Universo em que mais fortes devoram mais fracos é olhado de fora por Assis

SÉRGIO RIZZO
CRÍTICO DA FOLHA

"Baixio das Bestas" confirma o que "Amarelo Manga" (2002) já havia demonstrado: no cenário de pasmaceira dominante do atual cinema brasileiro de ficção, é natural que se acompanhe de perto, e com interesse, a parceria de inconfundível personalidade entre o diretor Cláudio Assis e o roteirista Hilton Lacerda -que também colaborou em "Baile Perfumado" (1997), de Paulo Caldas e Lírio Ferreira, e "Árido Movie" (2004), de Ferreira.
Em "Amarelo Manga", ao menos duas vigas sustentavam a busca por uma abordagem de risco: o feixe de personagens atípicos, comprimidos em panela de pressão que parece o tempo todo prestes a explodir, com uma série de dramas interligados pelo fio um tanto esgarçado do acaso; e o rigoroso tratamento estético -com ênfase na fotografia de Walter Carvalho e na direção de arte de Renata Pinheiro- que procurava integrar o conjunto.
"Baixio..." reúne o mesmo núcleo de colaboradores (reforçado pelo operador de câmera Lula Carvalho e anabolizado pela filmagem em esplendoroso super 35 mm) e radicaliza as duas coordenadas: a beleza da textura e dos enquadramentos serve ao horror da sociedade de consumo em estado bruto, sem perspectivas -certa miséria existencial que leva a um desenho do mundo como uma gaiola em que os mais fortes devoram os mais fracos, mas continuam presos ali.
Cria-se, no entanto, um ruído: esse universo de barbárie não é exposto de dentro, pelas suas próprias entranhas, mas de fora, por um olhar que se apresenta como estrangeiro e, nas cenas de violência sexual contra mulheres, um tanto voyeurístico, abdicando do poder de sugestão das imagens em nome da crueza descritiva.

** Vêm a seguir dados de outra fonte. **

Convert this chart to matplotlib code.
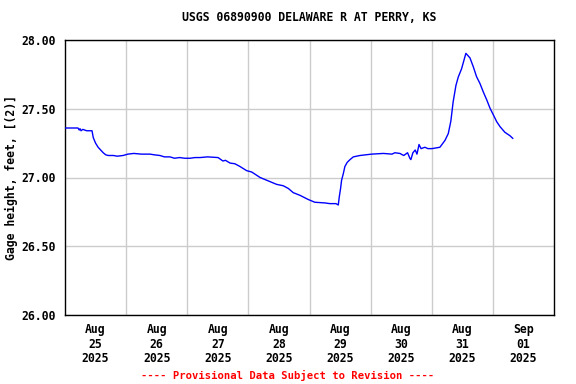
import matplotlib
matplotlib.use("Agg")
import matplotlib.pyplot as plt

# hours since Aug 25 00:00 and gage height (ft)
hours = [0.0, 5.1, 5.6, 5.9, 6.3, 7.0, 8.5, 10.6, 11.1, 12.0, 13.0, 14.0, 15.0, 16.0, 17.0,
         19.0, 20.5, 22.8, 24.7, 27.0, 30.0, 33.4, 35.0, 37.3, 39.0, 41.2, 43.0, 45.0, 47.0,
         49.1, 51.0, 53.0, 56.0, 60.1, 62.0, 63.0, 64.8, 66.7, 68.7, 71.3, 73.3, 76.6, 79.2,
         83.1, 85.7, 87.7, 89.6, 92.3, 95.5, 98.1, 102.1, 104.0, 106.4, 107.3, 107.7, 108.2,
         108.6, 109.3, 109.9, 110.8, 111.9, 113.2, 115.8, 120.4, 125.0, 128.4, 129.5, 131.5,
         133.0, 134.5, 135.4, 135.8, 136.6, 137.5, 138.2, 139.0, 139.8, 141.3, 142.5, 144.1,
         147.2, 148.4, 149.2, 150.5, 151.5, 152.4, 153.5, 154.4, 155.7, 157.4, 159.0, 160.3,
         161.6, 162.9, 164.2, 165.6, 166.9, 168.2, 169.5, 170.8, 172.7, 174.7, 175.8]
height = [27.36, 27.36, 27.345, 27.355, 27.34, 27.35, 27.34, 27.34, 27.29, 27.25, 27.22, 27.20,
          27.18, 27.165, 27.16, 27.16, 27.155, 27.16, 27.17, 27.175, 27.17, 27.17, 27.165,
          27.16, 27.15, 27.15, 27.14, 27.145, 27.14, 27.14, 27.145, 27.145, 27.15, 27.145,
          27.12, 27.125, 27.105, 27.10, 27.08, 27.05, 27.04, 27.00, 26.98, 26.95, 26.94,
          26.92, 26.89, 26.87, 26.84, 26.82, 26.815, 26.81, 26.81, 26.80, 26.86, 26.92, 26.98,
          27.03, 27.08, 27.11, 27.13, 27.15, 27.16, 27.17, 27.175, 27.17, 27.18, 27.175,
          27.16, 27.18, 27.14, 27.13, 27.18, 27.20, 27.17, 27.24, 27.21, 27.22, 27.21, 27.21,
          27.22, 27.25, 27.27, 27.32, 27.41, 27.55, 27.67, 27.73, 27.79, 27.903, 27.87,
          27.806, 27.733, 27.685, 27.624, 27.564, 27.503, 27.455, 27.406, 27.37, 27.329,
          27.304, 27.285]

yticks = [26.0, 26.5, 27.0, 27.5, 28.0]
ytick_labels = ["26.00", "26.50", "27.00", "27.50", "28.00"]
xtick_labels = ["Aug\n25\n2025", "Aug\n26\n2025", "Aug\n27\n2025", "Aug\n28\n2025",
                "Aug\n29\n2025", "Aug\n30\n2025", "Aug\n31\n2025", "Sep\n01\n2025"]

plt.rcParams['font.family'] = ['DejaVu Sans Mono']
plt.rcParams['font.weight'] = 'bold'
FS = 8.3

fig = plt.figure(figsize=(5.76, 3.84), dpi=100)
ax = fig.add_axes([65/576, 1 - 315/384, (554-65)/576, (315-40)/384])

ax.plot(hours, height, color="#0000ff", linewidth=1.0, zorder=3)

ax.set_xlim(0, 192)
ax.set_ylim(26.0, 28.0)
ax.set_xticks([24 * i for i in range(1, 8)])
ax.set_xticklabels([])
ax.set_xticks([12 + 24 * i for i in range(8)], minor=True)
ax.set_xticklabels(xtick_labels, minor=True, fontsize=FS, fontweight='bold', linespacing=1.15)
ax.set_yticks(yticks)
ax.set_yticklabels(ytick_labels, fontsize=FS, fontweight='bold')
ax.tick_params(axis='both', which='both', length=0)
ax.tick_params(axis='x', which='minor', pad=6)
ax.tick_params(axis='y', pad=7)
ax.grid(True, which='major', color="#cccccc", linewidth=1.0, zorder=0)
for s in ax.spines.values():
    s.set_linewidth(1.0)
    s.set_color("black")

ax.set_title("USGS 06890900 DELAWARE R AT PERRY, KS", fontsize=FS, fontweight='bold', pad=14)
ax.set_ylabel("Gage height, feet, [(2)]", fontsize=FS, fontweight='bold')
ax.yaxis.set_label_coords(-(65 - 18) / 489, 0.5)
fig.text(0.5, 1 - 375/384, "---- Provisional Data Subject to Revision ----",
         color="red", fontsize=7.6, fontweight='bold', ha='center', va='center')

fig.savefig("out.png", dpi=100)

A opção distancia "Baixio das Bestas" de um filme admirável com o qual mantém parentesco formal e de visão de mundo: "A Humanidade" (1999), do francês Bruno Dumont -que, ao mergulhar em uma cidade no meio do nada onde vive um infanticida, potencializa o horror por abordá-lo via elipse e, longe do escândalo fácil, obtém resultado devastador.